Chase Manhattan Bank Chairman David Rockefeller has said he helped persuade U.S. officials to admit the shah of Iran into the country because the former ruler had been a "friend of the United States for 37 years."
Henry A. Kissinger, chairman of Chase's International Advisory Committee and former secretary of state, has given similar reasons for his support for the shah.
Beyond these reasons, however, Chase's commercial ties to the shah and his country long have been a matter of record. And this relationship has been pushed into the limelight by statements from Iranian government officials this week that Rockefeller's efforts on the shah's behalf justified their decision to withdraw funds from U.S. banks.
The outlines of the Chase and Rockefeller relationship with Iran under the shah include:
Chase's former 35 percent interest in the Tehran-based Iran-Chase International Bank which was created in 1974 after Chase's efforts to merge with another local bank failed. Chase's interest in this facility was canceled after the Iranian revolution.
Sizeable deposits of the National Iranian Oil Co. in various Chase facilities. These deposits were reported by sources as having been concentrated in Chase Bank Ltd. of London, the British affiliate. After the revolution, the Iranian central bank took over these deposits and much of these funds are reported to have been transferred to other banks last summer.
Chase International Investment Corp.'s interest in the International Agro-business Corp. of Iran, which was developing 30,000 acres of irrigated land in the province of Khuzistan along with other local and foreign investors.

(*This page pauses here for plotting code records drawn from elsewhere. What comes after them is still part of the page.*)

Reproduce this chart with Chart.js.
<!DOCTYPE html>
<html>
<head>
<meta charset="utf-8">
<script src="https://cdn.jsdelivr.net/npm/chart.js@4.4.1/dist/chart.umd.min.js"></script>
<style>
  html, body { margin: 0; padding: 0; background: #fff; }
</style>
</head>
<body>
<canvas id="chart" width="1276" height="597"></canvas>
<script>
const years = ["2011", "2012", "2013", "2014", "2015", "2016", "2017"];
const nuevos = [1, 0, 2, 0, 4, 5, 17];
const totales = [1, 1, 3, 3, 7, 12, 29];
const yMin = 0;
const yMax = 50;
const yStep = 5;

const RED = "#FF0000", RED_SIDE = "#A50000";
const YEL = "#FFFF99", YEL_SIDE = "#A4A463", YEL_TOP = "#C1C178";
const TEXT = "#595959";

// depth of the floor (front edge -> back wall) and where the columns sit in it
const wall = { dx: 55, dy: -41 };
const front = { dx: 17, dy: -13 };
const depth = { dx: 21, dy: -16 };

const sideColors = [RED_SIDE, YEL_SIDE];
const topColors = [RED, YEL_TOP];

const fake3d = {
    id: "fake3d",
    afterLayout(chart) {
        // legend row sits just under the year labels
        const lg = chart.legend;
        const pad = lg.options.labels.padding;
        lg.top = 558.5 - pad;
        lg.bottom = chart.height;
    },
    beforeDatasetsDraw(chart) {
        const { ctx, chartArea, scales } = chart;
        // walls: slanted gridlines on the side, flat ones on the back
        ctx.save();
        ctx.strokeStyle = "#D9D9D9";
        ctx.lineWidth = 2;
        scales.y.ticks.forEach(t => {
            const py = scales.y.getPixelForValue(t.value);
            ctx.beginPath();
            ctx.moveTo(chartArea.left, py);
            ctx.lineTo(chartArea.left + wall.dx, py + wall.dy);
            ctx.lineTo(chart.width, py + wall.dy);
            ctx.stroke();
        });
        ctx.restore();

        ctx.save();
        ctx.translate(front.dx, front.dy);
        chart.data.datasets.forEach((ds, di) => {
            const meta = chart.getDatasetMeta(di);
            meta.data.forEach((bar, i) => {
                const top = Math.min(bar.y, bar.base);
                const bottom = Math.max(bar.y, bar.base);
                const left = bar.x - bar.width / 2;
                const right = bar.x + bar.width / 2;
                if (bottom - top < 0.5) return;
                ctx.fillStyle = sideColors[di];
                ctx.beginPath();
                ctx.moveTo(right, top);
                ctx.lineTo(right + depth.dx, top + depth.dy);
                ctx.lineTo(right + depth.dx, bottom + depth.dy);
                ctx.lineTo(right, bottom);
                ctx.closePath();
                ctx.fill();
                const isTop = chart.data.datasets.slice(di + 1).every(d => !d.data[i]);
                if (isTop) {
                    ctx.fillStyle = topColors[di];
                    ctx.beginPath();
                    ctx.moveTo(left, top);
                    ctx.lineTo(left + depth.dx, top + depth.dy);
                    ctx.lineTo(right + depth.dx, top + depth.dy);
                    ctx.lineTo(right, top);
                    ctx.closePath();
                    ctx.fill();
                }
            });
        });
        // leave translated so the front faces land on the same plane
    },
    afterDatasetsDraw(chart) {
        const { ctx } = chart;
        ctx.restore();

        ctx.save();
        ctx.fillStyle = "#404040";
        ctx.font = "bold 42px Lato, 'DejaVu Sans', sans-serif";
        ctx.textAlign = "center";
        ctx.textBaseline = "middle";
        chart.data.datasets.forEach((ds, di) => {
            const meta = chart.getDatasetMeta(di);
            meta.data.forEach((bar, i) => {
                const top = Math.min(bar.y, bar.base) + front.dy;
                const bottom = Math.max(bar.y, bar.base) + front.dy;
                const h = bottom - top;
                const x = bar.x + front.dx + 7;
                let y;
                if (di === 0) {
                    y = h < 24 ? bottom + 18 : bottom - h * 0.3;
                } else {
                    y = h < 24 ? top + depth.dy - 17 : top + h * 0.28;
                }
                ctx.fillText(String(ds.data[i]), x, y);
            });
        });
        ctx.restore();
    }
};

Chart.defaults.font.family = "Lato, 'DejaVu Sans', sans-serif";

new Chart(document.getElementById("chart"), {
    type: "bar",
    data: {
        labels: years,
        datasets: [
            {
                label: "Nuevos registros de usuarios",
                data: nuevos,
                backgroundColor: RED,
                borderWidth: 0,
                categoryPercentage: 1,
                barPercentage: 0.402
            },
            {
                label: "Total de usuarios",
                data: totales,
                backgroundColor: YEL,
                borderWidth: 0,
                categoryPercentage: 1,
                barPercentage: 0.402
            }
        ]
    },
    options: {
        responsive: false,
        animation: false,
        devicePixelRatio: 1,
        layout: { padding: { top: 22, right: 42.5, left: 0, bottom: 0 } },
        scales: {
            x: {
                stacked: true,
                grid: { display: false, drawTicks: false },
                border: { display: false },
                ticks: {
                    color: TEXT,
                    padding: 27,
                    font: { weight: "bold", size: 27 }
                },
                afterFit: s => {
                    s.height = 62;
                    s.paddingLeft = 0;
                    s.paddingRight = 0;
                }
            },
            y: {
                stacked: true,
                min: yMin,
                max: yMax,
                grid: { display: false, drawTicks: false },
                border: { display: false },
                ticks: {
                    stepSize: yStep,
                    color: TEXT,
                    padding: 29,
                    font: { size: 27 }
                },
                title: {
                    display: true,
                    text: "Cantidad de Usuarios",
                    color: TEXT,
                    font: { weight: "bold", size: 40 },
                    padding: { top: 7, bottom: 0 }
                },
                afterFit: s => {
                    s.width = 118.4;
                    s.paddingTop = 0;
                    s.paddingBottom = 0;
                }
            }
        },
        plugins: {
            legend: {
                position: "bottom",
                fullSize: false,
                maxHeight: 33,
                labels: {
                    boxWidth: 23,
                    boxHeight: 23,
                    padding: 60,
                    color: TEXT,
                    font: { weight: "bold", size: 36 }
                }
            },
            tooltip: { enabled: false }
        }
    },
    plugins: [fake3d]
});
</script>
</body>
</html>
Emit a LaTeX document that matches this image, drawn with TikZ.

Housing developments constructed by International Basic Economy, a company created by the Rockefeller family.
More of a mystery than these connections in Chase's role in holding the personal fortune of Shah Mohammad Reza Pahlavi family. Informed sources said yesterday that published reports putting the Pahlavi fortune at between $15 billion and $20 billion are "not in the ballpark."
A Chase spokesman said yesterday that the bank normally does not reveal the identity of its depositors or the amounts they have on deposit.
Asked whether Chase would provide a breakdown of the Pahlavi holding on deposit with Chase or its affiliates and branches in order to put rumors to rest, a spokesman said he would "investigate" the possibility.
Since the departure of the shah, dozens of other members of wealthy families that were associated with him have left Iran. Many of them were partners of U.S. or other foreign mulinational companies based in Iran. It is generally acknowledged that they transferred sizeable amounts of money to bank accounts abroad before and after the revolution, in some cases with the cooperation of the foreign companies in which they were partners.
One source who is acquainted with the shah said yesterday that it was likely the former ruler had spread his overseas funds around a number of different banks, rather than concentrating them in one.
However, some banking sources have said that among banks doing business in Iran, Chase held the largest portion of Iranian deposits.
David Rockefeller has known the shah for 20 years and has made frequent trips to Iran. However, a Chase spokesman said that it was "absurd to suggest there's any connection between Mr. Rockefeller's concern for the shah and [the bank's interest in] his wealth."
In 1973, the shah played a leading role in pushing for a tough stand by the Organization of Petroleum Exporting Countries on higher crude oil prices. At the time, Kissinger was secretary of state. According to columnist Jack Anderson, Kissinger made no effort to urge President Nixon to use U.S. influence with the shah to moderate his stand on oil prices. Kissinger's office here said yesterday that he was not commenting on Iranian matters.
After leaving office, Kissinger took a job with Chase that involves presiding over seminars for top customers of the bank. Pay is estimated at about $30,000 a seminar or $60,000 a year.
According to one source, analysts for Chase had predicted the downfall of the shah due to a combination of religious and political pressures before most of Chase's competitors.
According to John Whitehead, chairman of the New York City consulting firm of Goldman Sachs, Kissinger "alerted us to the dangers [in Iran] long before they happened -- six months before the overthrow." Kissinger also works for that firm, on a part time basis. Whitehead said he believed Kissinger got his information from newspapers.